An index will typically only benefit a merge is the small table makes up under 20-30% of the larger table.
Hash tables will be very fast however the ability to load a file of these sizes is highly unlikely unless you are dealing with tables containing very few variables on a machine containing lots of RAM (my servers have 512GB and there are still many tables too large).
Formats are also good approaches for large table merges. As mentioned you can use it to go from an id to a variable or a version that has not been pointed out is creating a format from merge key to record number and then using a set with point. Sometimes this is very quick, it is similar to utilizing an index and breaks down the higher the percentage of records you are reading gets, also there are memory limits for formats as well which has been pointed out.
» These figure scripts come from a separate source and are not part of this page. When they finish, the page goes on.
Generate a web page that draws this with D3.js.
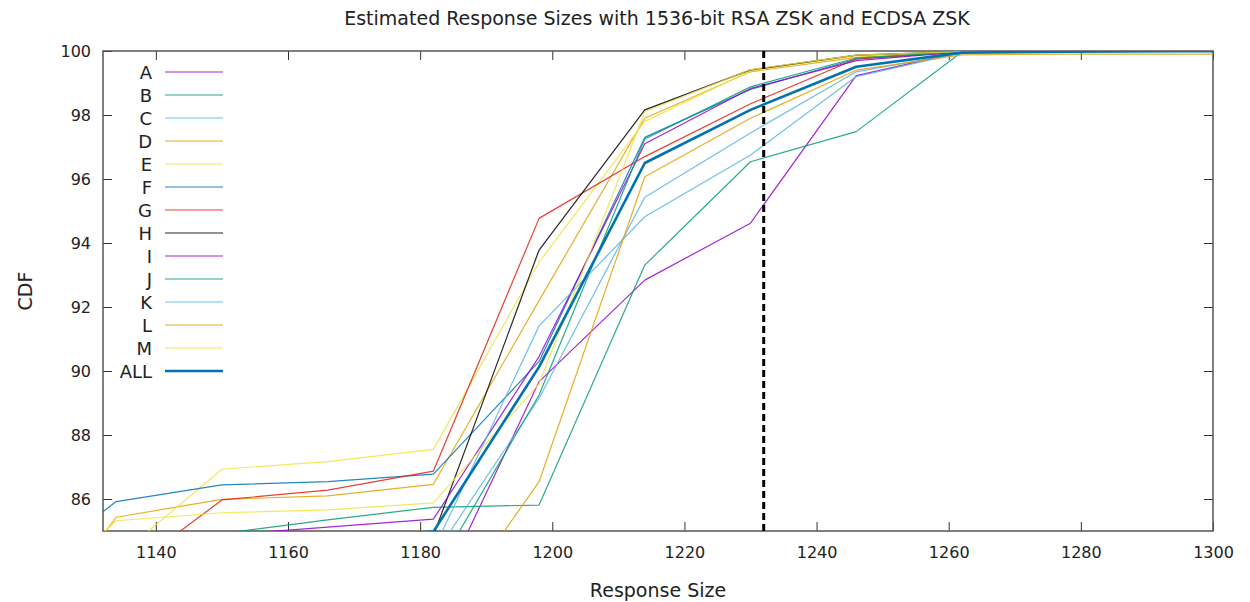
<!DOCTYPE html>
<html>
<head>
<meta charset="utf-8">
<script src="https://cdn.jsdelivr.net/npm/d3@7"></script>
<style>
  body { margin: 0; background: white; }
  text { font-family: "DejaVu Sans", sans-serif; fill: #222; }
</style>
</head>
<body>
<div id="chart"></div>
<script>

//Data
let sizes = [1118, 1134, 1150, 1166, 1182, 1198, 1214, 1230, 1246, 1262, 1278, 1294, 1310];
let names = ["A", "B", "C", "D", "E", "F", "G", "H", "I", "J", "K", "L", "M", "ALL"];

let cdfA = [76.5, 78.0, 79.2, 80.8, 82.7, 89.67, 92.84, 94.62, 99.23, 99.97, 100, 100, 100];
let cdfB = [84.0, 84.5, 84.92, 85.35, 85.74, 85.81, 93.31, 96.54, 97.48, 99.97, 100, 100, 100];
let cdfC = [78.0, 80.0, 81.5, 83.0, 84.2, 89.15, 95.43, 97.44, 99.35, 99.95, 100, 100, 100];
let cdfD = [81.0, 85.43, 85.99, 86.1, 86.46, 92.2, 97.9, 99.35, 99.8, 99.97, 100, 100, 100];
let cdfE = [81.5, 84.15, 86.93, 87.17, 87.55, 93.4, 97.8, 99.38, 99.85, 99.98, 100, 100, 100];
let cdfF = [83.4, 85.92, 86.44, 86.54, 86.78, 90.3, 97.3, 98.8, 99.75, 99.97, 100, 100, 100];
let cdfG = [81.0, 83.5, 85.97, 86.28, 86.87, 94.77, 96.7, 98.35, 99.75, 99.97, 100, 100, 100];
let cdfH = [76.0, 77.5, 78.8, 80.0, 84.85, 93.78, 98.16, 99.41, 99.87, 99.98, 100, 100, 100];
let cdfI = [84.3, 84.6, 84.87, 85.12, 85.37, 90.45, 97.1, 98.83, 99.7, 99.97, 100, 100, 100];
let cdfJ = [79.0, 80.5, 81.8, 82.8, 83.6, 89.25, 97.25, 98.88, 99.78, 99.97, 100, 100, 100];
let cdfK = [78.5, 80.5, 82.0, 83.3, 84.4, 91.41, 94.82, 96.75, 99.2, 99.95, 100, 100, 100];
let cdfL = [77.0, 78.2, 79.4, 80.5, 81.85, 86.54, 96.07, 97.9, 99.4, 99.88, 99.9, 99.9, 99.9];
let cdfM = [82.3, 85.32, 85.57, 85.66, 85.88, 89.6, 98.1, 99.42, 99.87, 99.98, 100, 100, 100];
let cdfALL = [82.0, 83.2, 84.1, 84.7, 84.98, 90.13, 96.5, 98.16, 99.51, 99.95, 99.98, 99.99, 100];

let series = [cdfA, cdfB, cdfC, cdfD, cdfE, cdfF, cdfG, cdfH, cdfI, cdfJ, cdfK, cdfL, cdfM, cdfALL];

let xTicks = [1140, 1160, 1180, 1200, 1220, 1240, 1260, 1280, 1300];
let yTicks = [86, 88, 90, 92, 94, 96, 98, 100];
let markerSize = 1232;

//Width and Height
let width = 1250;
let height = 602;
let margin = {top: 51, right: 37, bottom: 71, left: 103};

//Colors
let colors = ["#9400d3", "#009e73", "#56b4e9", "#e69f00", "#f0e442", "#0072b2", "#e51e10", "#000000",
              "#9400d3", "#009e73", "#56b4e9", "#e69f00", "#f0e442", "#0072b2"];

//Scales
let x = d3.scaleLinear().domain([1132, 1300]).range([margin.left, width - margin.right]);
let y = d3.scaleLinear().domain([85, 100]).range([height - margin.bottom, margin.top]);

let svg = d3.select("#chart")
  .append("svg")
  .attr("width", width)
  .attr("height", height);

svg.append("clipPath")
  .attr("id", "plotClip")
  .append("rect")
  .attr("x", margin.left)
  .attr("y", margin.top)
  .attr("width", width - margin.left - margin.right)
  .attr("height", height - margin.top - margin.bottom);

//Title
svg.append("text")
  .attr("x", 657)
  .attr("y", 25)
  .attr("text-anchor", "middle")
  .style("font-size", "19px")
  .text("Estimated Response Sizes with 1536-bit RSA ZSK and ECDSA ZSK");

//Axes (gnuplot style: ticks inward, mirrored)
let tickLen = 9;
svg.append("g")
  .attr("transform", "translate(0," + (height - margin.bottom) + ")")
  .call(d3.axisBottom(x).tickValues(xTicks).tickSize(-tickLen).tickPadding(16).tickFormat(d3.format("d")))
  .call(g => g.select(".domain").remove());
svg.append("g")
  .attr("transform", "translate(0," + margin.top + ")")
  .call(d3.axisTop(x).tickValues(xTicks).tickSize(-tickLen).tickFormat(""))
  .call(g => g.select(".domain").remove());
svg.append("g")
  .attr("transform", "translate(" + margin.left + ",0)")
  .call(d3.axisLeft(y).tickValues(yTicks).tickSize(-tickLen).tickPadding(12).tickFormat(d3.format("d")))
  .call(g => g.select(".domain").remove());
svg.append("g")
  .attr("transform", "translate(" + (width - margin.right) + ",0)")
  .call(d3.axisRight(y).tickValues(yTicks).tickSize(-tickLen).tickFormat(""))
  .call(g => g.select(".domain").remove());

svg.selectAll(".tick line").attr("stroke", "#333").attr("stroke-width", 1);
svg.selectAll(".tick text")
  .style("font-size", "16px")
  .style("font-family", "DejaVu Sans, sans-serif")
  .attr("fill", "#222");

//Border
svg.append("rect")
  .attr("x", margin.left)
  .attr("y", margin.top)
  .attr("width", width - margin.left - margin.right)
  .attr("height", height - margin.top - margin.bottom)
  .attr("fill", "none")
  .attr("stroke", "#555")
  .attr("stroke-width", 1.5);

//Axis labels
svg.append("text")
  .attr("x", 658)
  .attr("y", 597)
  .attr("text-anchor", "middle")
  .style("font-size", "19px")
  .text("Response Size");

svg.append("text")
  .attr("transform", "translate(32," + 291 + ") rotate(-90)")
  .attr("text-anchor", "middle")
  .style("font-size", "19px")
  .text("CDF");

//Lines
let line = d3.line()
  .x((d, i) => x(sizes[i]))
  .y(d => y(d));

svg.append("g")
  .attr("clip-path", "url(#plotClip)")
  .selectAll("path")
  .data(series)
  .enter()
  .append("path")
  .attr("d", line)
  .attr("fill", "none")
  .attr("stroke", (d, i) => colors[i])
  .attr("stroke-opacity", (d, i) => i == 13 ? 1 : 0.85)
  .attr("stroke-width", (d, i) => i == 13 ? 2.6 : 1.2)
  .attr("stroke-linejoin", "round");

//Dashed marker line
svg.append("line")
  .attr("x1", x(markerSize))
  .attr("x2", x(markerSize))
  .attr("y1", y(100))
  .attr("y2", y(85))
  .attr("stroke", "black")
  .attr("stroke-width", 3)
  .attr("stroke-dasharray", "7,4");

//Legend
let legend = svg.append("g")
  .selectAll("g")
  .data(names)
  .enter()
  .append("g")
  .attr("transform", (d, i) => "translate(0," + (72 + i * 23) + ")");

legend.append("text")
  .attr("x", 152)
  .attr("y", 6.5)
  .attr("text-anchor", "end")
  .style("font-size", "18px")
  .text(d => d);

legend.append("line")
  .attr("x1", 165)
  .attr("x2", 223)
  .attr("stroke", (d, i) => colors[i])
  .attr("stroke-opacity", (d, i) => i == 13 ? 1 : 0.85)
  .attr("stroke-width", (d, i) => i == 13 ? 2.6 : 1.2);

</script>
</body>
</html>
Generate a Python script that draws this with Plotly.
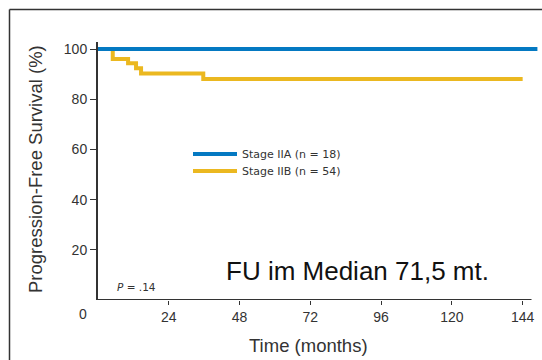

A option that has not been mentioned yet is using SPDE, if you have the I/O subsystem available to use it you can sometime see large performance increases because it will allow multi-thread I/O to the DATA step moving the burden of the task more onto RAM and CPU. Index's are also multi-thread read which can help performance with them as well. It also allows for indexes and data contains to be help in separate locations where the I/O systems can be optimized for the different types of usage. Indexs placed in storage meant for intense iops and random access, data on disk geared for sequential read throughput. Also in dealing with tables over 2 billion rows, if you are using a 32-bit operating system you need to use SPDE anyway...
And finally, the best of these options is to always split these size files into logical groups of smaller files and performing the tasks in parallel and then set the results back together at the end if necessary.
On another note with a related topic, I am very excited when it comes to big data and SAS with the new product SAS/ACCESS Interface to Hadoop!